Impact
The vulnerability causes Caddy’s HTTP host matcher to become case‑sensitive when configured with more than a hundred host entries, contrary to its documentation of being case‑insensitive. This issue is an instance of CWE‑178, improper case handling. As a result, an attacker can craft a Host header that differs only in letter casing from an expected value, causing the request to be directed to a different route or to bypass access controls tied to the intended route. This enables unauthorized access or manipulation of requests that would normally be restricted, effectively granting elevated privileges or unauthorized data exposure.
Affected Systems
The issue affects all installations of Caddy server (caddyserver caddy) running versions prior to 2.11.1. Any configuration that lists more than 100 host entries is vulnerable, regardless of operating system or deployment method.
Risk and Exploitability
The assessment assigns a CVSS v3 score of 7.7, indicating a high severity with potential for privilege escalation and data compromise.

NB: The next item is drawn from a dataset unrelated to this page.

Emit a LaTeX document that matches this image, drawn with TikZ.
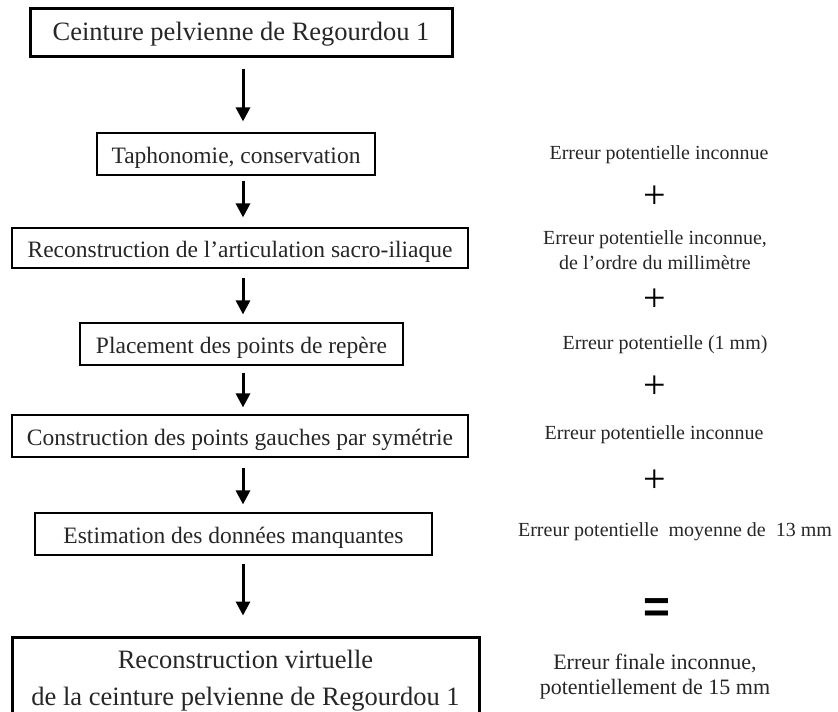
\documentclass[tikz,border=0pt]{standalone}
\usepackage{fontspec}
\setmainfont{Liberation Serif}
\newfontfamily\eqfont{Liberation Sans}
\usetikzlibrary{arrows.meta}
\begin{document}
\begin{tikzpicture}[x=1pt,y=-1pt,
  box/.style={draw, line width=1.2pt, inner sep=0pt, align=center, text height=20pt, text depth=2pt, font=\fontsize{23.5}{26}\selectfont, text=black!85},
  thickbox/.style={box, line width=3pt},
  arr/.style={line width=3pt, -{Triangle[width=14pt,length=14pt]}},
  note/.style={font=\fontsize{20}{25}\selectfont, align=center, text=black!85},
  opsign/.style={font=\fontsize{40}{40}\selectfont},
  eqsign/.style={font=\eqfont\bfseries\fontsize{46}{46}\selectfont}]
\clip (0,0) rectangle (838,712);
\coordinate (ax) at (243,0);
\node[thickbox, minimum width=422pt, minimum height=48pt, text height=18pt, font=\fontsize{26.5}{28}\selectfont] (b1) at (241,32) {Ceinture pelvienne de Regourdou 1};
\node[box, minimum width=278pt, minimum height=42pt] (b2) at (236,154) {Taphonomie, conservation};
\node[box, minimum width=456pt, minimum height=40pt] (b3) at (240,248) {Reconstruction de l’articulation sacro-iliaque};
\node[box, minimum width=323pt, minimum height=42pt] (b4) at (241.5,344) {Placement des points de repère};
\node[box, minimum width=456pt, minimum height=42pt] (b5) at (240,436) {Construction des points gauches par symétrie};
\node[box, minimum width=397pt, minimum height=42pt] (b6) at (233.5,534) {Estimation des données manquantes};
\node[thickbox, minimum width=467pt, minimum height=88pt, text height=, text depth=, font=\fontsize{26.5}{37}\selectfont] (b7) at (245.5,681) {Reconstruction virtuelle\\de la ceinture pelvienne de Regourdou 1};

\draw[arr, shorten <=11pt, shorten >=11pt] (b1.south -| ax) -- (b2.north -| ax);
\draw[arr, shorten <=5pt, shorten >=10pt] (b2.south -| ax) -- (b3.north -| ax);
\draw[arr, shorten <=9pt, shorten >=8pt] (b3.south -| ax) -- (b4.north -| ax);
\draw[arr, shorten <=7pt, shorten >=7pt] (b4.south -| ax) -- (b5.north -| ax);
\draw[arr, shorten <=10pt, shorten >=8pt] (b5.south -| ax) -- (b6.north -| ax);
\draw[arr, shorten <=8pt, shorten >=20pt] (b6.south -| ax) -- (b7.north -| ax);

\node[note] (r1) at (659,155) {Erreur potentielle inconnue};
\node[opsign] (p1) at (655,197) {+};
\node[note] (r2) at (655,250.5) {Erreur potentielle inconnue,\\de l’ordre du millimètre};
\node[opsign] (p2) at (655,300) {+};
\node[note] (r3) at (665,345) {Erreur potentielle (1 mm)};
\node[opsign] (p3) at (655,387) {+};
\node[note] (r4) at (654,435) {Erreur potentielle inconnue};
\node[opsign] (p4) at (655,481) {+};
\node[note] (r5) at (675,532) {Erreur potentielle\ \ moyenne de\ \ 13 mm};
\node[eqsign] (eq) at (657,611) {=};
\node[note, font=\fontsize{22}{25}\selectfont] (r6) at (655,677) {Erreur finale inconnue,\\potentiellement de 15 mm};
\end{tikzpicture}
\end{document}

The EPSS score is less than 1%, suggesting a low likelihood of exploitation at present. The vulnerability is not included in the CISA Known Exploited Vulnerabilities catalog. Exploitation would require remote network access to the Caddy instance and the ability to send HTTP requests with a manipulated Host header; no local privilege or additional authentication is required. The attack vector is therefore external to the server, using standard network protocols.